WHAT YOU ARE ASKED TO DO
Everything from the first line of the data below through the line that contains "(r4) at (758,134)" should be written out exactly, please, and nothing more; the pictures stay out.

## begin GIVEN INFORMATION

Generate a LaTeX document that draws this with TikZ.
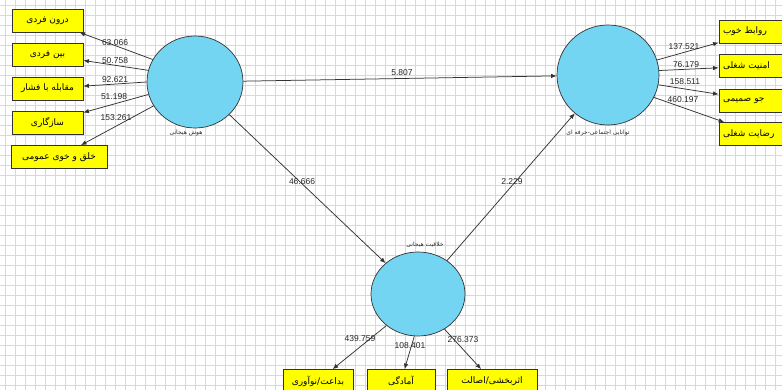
\documentclass[tikz,border=0pt]{standalone}
\usepackage{fontspec}
\setmainfont{Liberation Sans}
\newfontfamily\ar[Script=Arabic]{DejaVu Sans}
\TeXXeTstate=1
\usetikzlibrary{shapes.geometric,arrows.meta}
\definecolor{cyanfill}{HTML}{74D5F3}
\definecolor{boxfill}{HTML}{FFFF00}
\definecolor{gridc}{HTML}{D8D8D8}
\tikzset{
  gridline/.style={draw=gridc,line width=0.5pt},
  latent/.style={ellipse,draw=black!80,line width=0.7pt,fill=cyanfill,inner sep=0pt},
  ybox/.style={rectangle,draw=black!80,line width=0.8pt,fill=boxfill,inner sep=0pt,minimum height=23pt,font=\ar\fontsize{9}{10}\selectfont},
  rbox/.style={ybox,text width=70pt,align=left,inner xsep=4pt},
  arr/.style={draw=black!80,line width=0.75pt,-{Latex[length=5.5pt,width=4.5pt]}},
  val/.style={font=\fontsize{8.5}{9}\selectfont,text=black!85,inner sep=0pt},
  clab/.style={font=\ar\fontsize{6}{7}\selectfont,text=black!85,inner sep=0pt}
}
\begin{document}
\begin{tikzpicture}[x=1pt,y=-1pt]
\useasboundingbox (0,0) rectangle (782,390);
\fill[white] (0,0) rectangle (782,390);
\foreach \gx in {5,15,...,775} \draw[gridline] (\gx,0) -- (\gx,390);
\foreach \gy in {5,15,...,385} \draw[gridline] (0,\gy) -- (782,\gy);

% latent variables
\node[latent,minimum width=96pt,minimum height=92pt] (L) at (195,82) {};
\node[latent,minimum width=102pt,minimum height=100pt] (R) at (608,75) {};
\node[latent,minimum width=94pt,minimum height=84pt] (B) at (418,294) {};

\node[clab] (Llab) at (186,133) {\beginR هوش هیجانی\endR};
\node[clab] (Rlab) at (598,133) {\beginR توانایی اجتماعی-حرفه ای\endR};
\node[clab] (Blab) at (425,245) {\beginR خلاقیت هیجانی\endR};

% left indicators
\node[ybox,minimum width=71pt] (b1) at (47.5,20.5) {\beginR درون فردی\endR};
\node[ybox,minimum width=71pt] (b2) at (47.5,55) {\beginR بین فردی\endR};
\node[ybox,minimum width=71pt] (b3) at (47.5,88.5) {\beginR مقابله با فشار\endR};
\node[ybox,minimum width=71pt] (b4) at (47.5,122.5) {\beginR سازگاری\endR};
\node[ybox,minimum width=96pt] (b5) at (59,157) {\beginR خلق و خوی عمومی\endR};

% right indicators
\node[rbox] (r1) at (758,31.5) {\beginR روابط خوب\endR};
\node[rbox] (r2) at (758,66) {\beginR امنیت شغلی\endR};
\node[rbox] (r3) at (758,100.5) {\beginR جو صمیمی\endR};
\node[rbox] (r4) at (758,134) {\beginR رضایت شغلی\endR};

% bottom indicators
\node[ybox,minimum width=70pt] (d1) at (318,381) {\beginR بداعت/نوآوری\endR};
\node[ybox,minimum width=68pt] (d2) at (401,381) {\beginR آمادگی\endR};
\node[ybox,minimum width=90pt] (d3) at (492,381) {\beginR اثربخشی/اصالت\endR};

% connectors
\draw[arr] (L.152) -- (b1);
\draw[arr] (L.166) -- (b2);
\draw[arr] (L.180) -- (b3);
\draw[arr] (L.195) -- (b4);
\draw[arr] (L.210) -- (b5);

\draw[arr] (R.17) -- (r1);
\draw[arr] (R.5) -- (r2);
\draw[arr] (R.-11) -- (r3);
\draw[arr] (R.-26) -- (r4);

\draw[arr] (B.225) -- (d1);
\draw[arr] (B.265) -- (d2);
\draw[arr] (B.307) -- (d3);

\draw[arr] (L) -- (R);
\draw[arr] (L) -- (B);
\draw[arr] (B) -- (R);

% values
\node[val] (v1) at (115,43) {63.066};
\node[val] (v2) at (115,61) {50.758};
\node[val] (v3) at (115,80) {92.621};
\node[val] (v4) at (114,97) {51.198};
\node[val] (v5) at (116,118) {153.261};

\node[val] (w1) at (684,47) {137.521};
\node[val] (w2) at (686,65) {76.179};
\node[val] (w3) at (685,82) {158.511};
\node[val] (w4) at (683,100) {460.197};

\node[val] (u1) at (360,339) {439.759};
\node[val] (u2) at (410,346) {108.401};
\node[val] (u3) at (463,340) {276.373};

\node[val] (p1) at (402,73) {5.807};
\node[val] (p2) at (302,182) {46.666};
\node[val] (p3) at (512,182) {2.229};
\end{tikzpicture}
\end{document}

## end GIVEN INFORMATION

COMPLETED TASK
Generate a LaTeX document that draws this with TikZ.
\documentclass[tikz,border=0pt]{standalone}
\usepackage{fontspec}
\setmainfont{Liberation Sans}
\newfontfamily\ar[Script=Arabic]{DejaVu Sans}
\TeXXeTstate=1
\usetikzlibrary{shapes.geometric,arrows.meta}
\definecolor{cyanfill}{HTML}{74D5F3}
\definecolor{boxfill}{HTML}{FFFF00}
\definecolor{gridc}{HTML}{D8D8D8}
\tikzset{
  gridline/.style={draw=gridc,line width=0.5pt},
  latent/.style={ellipse,draw=black!80,line width=0.7pt,fill=cyanfill,inner sep=0pt},
  ybox/.style={rectangle,draw=black!80,line width=0.8pt,fill=boxfill,inner sep=0pt,minimum height=23pt,font=\ar\fontsize{9}{10}\selectfont},
  rbox/.style={ybox,text width=70pt,align=left,inner xsep=4pt},
  arr/.style={draw=black!80,line width=0.75pt,-{Latex[length=5.5pt,width=4.5pt]}},
  val/.style={font=\fontsize{8.5}{9}\selectfont,text=black!85,inner sep=0pt},
  clab/.style={font=\ar\fontsize{6}{7}\selectfont,text=black!85,inner sep=0pt}
}
\begin{document}
\begin{tikzpicture}[x=1pt,y=-1pt]
\useasboundingbox (0,0) rectangle (782,390);
\fill[white] (0,0) rectangle (782,390);
\foreach \gx in {5,15,...,775} \draw[gridline] (\gx,0) -- (\gx,390);
\foreach \gy in {5,15,...,385} \draw[gridline] (0,\gy) -- (782,\gy);

% latent variables
\node[latent,minimum width=96pt,minimum height=92pt] (L) at (195,82) {};
\node[latent,minimum width=102pt,minimum height=100pt] (R) at (608,75) {};
\node[latent,minimum width=94pt,minimum height=84pt] (B) at (418,294) {};

\node[clab] (Llab) at (186,133) {\beginR هوش هیجانی\endR};
\node[clab] (Rlab) at (598,133) {\beginR توانایی اجتماعی-حرفه ای\endR};
\node[clab] (Blab) at (425,245) {\beginR خلاقیت هیجانی\endR};

% left indicators
\node[ybox,minimum width=71pt] (b1) at (47.5,20.5) {\beginR درون فردی\endR};
\node[ybox,minimum width=71pt] (b2) at (47.5,55) {\beginR بین فردی\endR};
\node[ybox,minimum width=71pt] (b3) at (47.5,88.5) {\beginR مقابله با فشار\endR};
\node[ybox,minimum width=71pt] (b4) at (47.5,122.5) {\beginR سازگاری\endR};
\node[ybox,minimum width=96pt] (b5) at (59,157) {\beginR خلق و خوی عمومی\endR};

% right indicators
\node[rbox] (r1) at (758,31.5) {\beginR روابط خوب\endR};
\node[rbox] (r2) at (758,66) {\beginR امنیت شغلی\endR};
\node[rbox] (r3) at (758,100.5) {\beginR جو صمیمی\endR};
\node[rbox] (r4) at (758,134) {\beginR رضایت شغلی\endR};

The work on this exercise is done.